By Julia Munemo
When Bill McCalpin ’79 was teaching a Winter Study course on social entrepreneurship at Williams in 2013, he told his students that when he graduated there were plenty of “slots” for recent college graduates. “All I had to do was find mine,” he says. He was pointing out that in today’s world, “more students will need to create their own paths into the workforce and be the architects of their careers.”
McCalpin has some experience with that. “My career path has been far from linear,” he says. “I have strung together an untraditional collection of professional experiences and found a way to bring all of that together in the position I now have the privilege to hold.”
McCalpin is the chief executive officer of Imprint Capital, which focuses on what it calls “impact investing.” When clients want to put their money to work for a better future, they come to Imprint Capital. Maybe they want a world less dependent on carbon, or there is a social concern they want their investment dollars to support. Rather than making donations to the cause, they invest in business opportunities that will help achieve—and sustain—these goals.
“Imprint Capital is at the leading edge of this new industry,” McCalpin says. “No one else has been around as long or has as extensive an investment track record.” As the relatively new CEO—he arrived in the San Francisco office last October—he has the chance to grow and develop along with the seven-year-old company.
McCalpin majored in economics at Williams and after graduation accepted a fellowship to teach in Hong Kong for two years. When he returned, he completed law school, although, he says, “I knew by graduation that I wasn’t cut out for the practice of law.” So he reached out to a contact he’d made during his fellowship—the executive vice president of the Rockefeller Brothers Fund. His first job out of law school was managing Rockefeller Brothers’ grants in the U.S. and Asia.
“There are two businesses within any foundation,” McCalpin says. “Making money and giving it away.” After a couple of years working on the philanthropic side of the business, McCalpin was asked to help out on the investment side. Despite having no investment experience, he leapt at the opportunity and, he says, “pretty soon I started to wonder why the worlds of making and disbursing money needed to be so separate.”

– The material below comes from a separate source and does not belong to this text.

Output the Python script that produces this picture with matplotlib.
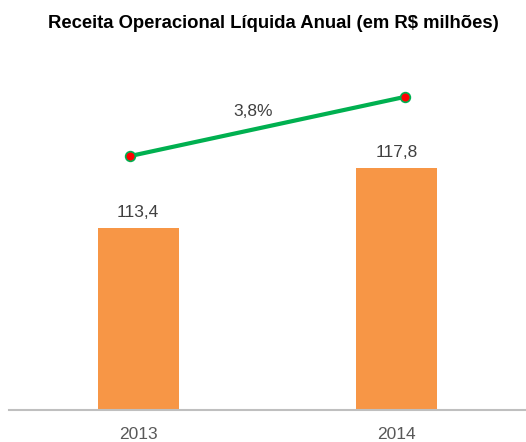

When offered a job at the MacArthur Foundation, McCalpin saw a chance to find out if he could bring those worlds together. “My role at MacArthur was to range across the long-term asset portfolio and look for good investments that had the potential to advance one or more of the foundation’s philanthropic interests,” he says. “That’s where I began to explore this notion of being a good investor and trying to effect social change in the world.”
In time, Rockefeller Brothers called him back to take his retiring mentor’s job. “I had not yet managed people or the culture of an organization,” he says “I wanted to add that to my portfolio.” As executive vice president and COO of Rockefeller Brothers Fund, he had ample opportunity to do so .
That experience came in handy when the folks at Imprint Capital reached out and asked him to move to California. His interest in what he calls “bringing investments and social change together” had threaded through his career—but at Imprint Capital, it’s the main focus.
“I credit my Williams education for the curiosity, confidence, and courage to take an unusual path,” he says. “I believe the emphasis the college puts on experiential learning today is a wonderful complement to the classroom experience and will help students acquire other skills and sensitivities they will need to chart their own paths.”